Cruise has a way of turning fans against his inflammatory statements and questionable lifestyle, but slowly has been improving his personal image. However, for two plus hours, none of that matters. We came to be entertained by “Mission: Impossible” and it was Mission: Accomplished. The fifth movie of the series references each of the prior flicks, but requires no prior knowledge, generates no loss of steam and has no end in sight.

Christopher McQuarrie (“Jack Reacher”) is the fifth director of this series, joining Brian De Palma, John Woo, J.J. Abrams and Brad Bird. He never tries to make this more than what it is. Funnyman Simon Pegg as sidekick Benji Dunn offers just enough humor without being silly, to keep the “serious” tone of this intentionally absurd storyline.

Meanwhile, Swedish actress Rebecca Ferguson, as British double-agent Ilsa Faust, might be the most impressive femme fatale of the series. Jeremy Renner as William Brandt and Ving Rhames as Luther Stickell rejoin the IMF (Impossible Missions Force), while Alec Baldwin is typecast as the jerky boss man Alan Hunley of the CIA.

In each episode, Ethan receives his impossible mission instructions on the latest technical gadget, but here it’s on vinyl at 33-1/3 RPM. He must now take on the Syndicate, a highly skilled international rogue organization of former agents. Led by the evil Solomon Lane (Sean Harris), they are committed to taking out Ethan and the entire IMF. For those who remember the 60’s TV show, the Syndicate was the usual enemy.

For those of us from the old school, the formula is simple: provide a reasonable excuse for charismatic stars to race through international locales and fight despicable villains. Add espionage, deception, plot twists and some humor and we’re pretty satisfied. As with any good recipe, it’s how it’s assembled and the secret sauce that make it special.

The IMF is a small group against the world with a seemingly impossible mission; thus the title. McQuarrie, who also wrote the screenplay, accepts his mission to make us believe there is just enough of a chance, provided the strategy goes as planned. Of course, it never does, which adds to the intensity and thrill of the “hunt” (pun intended).

The action sequences in the air, car, motorcycle and on foot are creative and stunning. The sound effects are sensational, and Lalo Schifrin’s familiar musical theme resonates through each scene. In a rare instance of Hollywood restraint, the body count is minimal, mostly bloodless and still delivers the desired effect of each confrontation.

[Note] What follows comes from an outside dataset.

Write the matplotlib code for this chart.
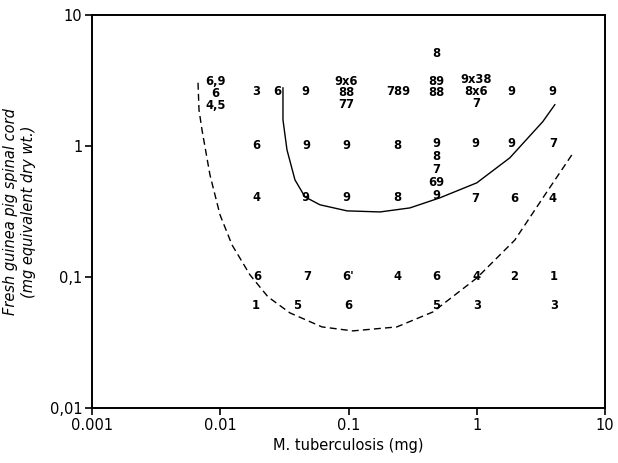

Finally, the storyline is complex but not confusing and plot twists are somewhat predictable, but still offer enough surprises to amuse and entertain.

“Mission Impossible: Rogue Nation” is 131 minutes and rated PG-13 for sequences of action, violence and partial nudity. It may be difficult for some to believe, but there is an audience that doesn’t know the alias of each X-Men and which super-power they have. This movie is old-school action with new-tech thrills and solid popcorn entertainment.

Tom Cruise is a true super-star and could even compete in any obstacle course TV show. We don’t approve much of his personal life, but do give cinematic credit where credit is due. With all the buzz he generates off screen, you might say the mission to draw an audience to his movie is impossible; but it’s one we choose to accept time and again.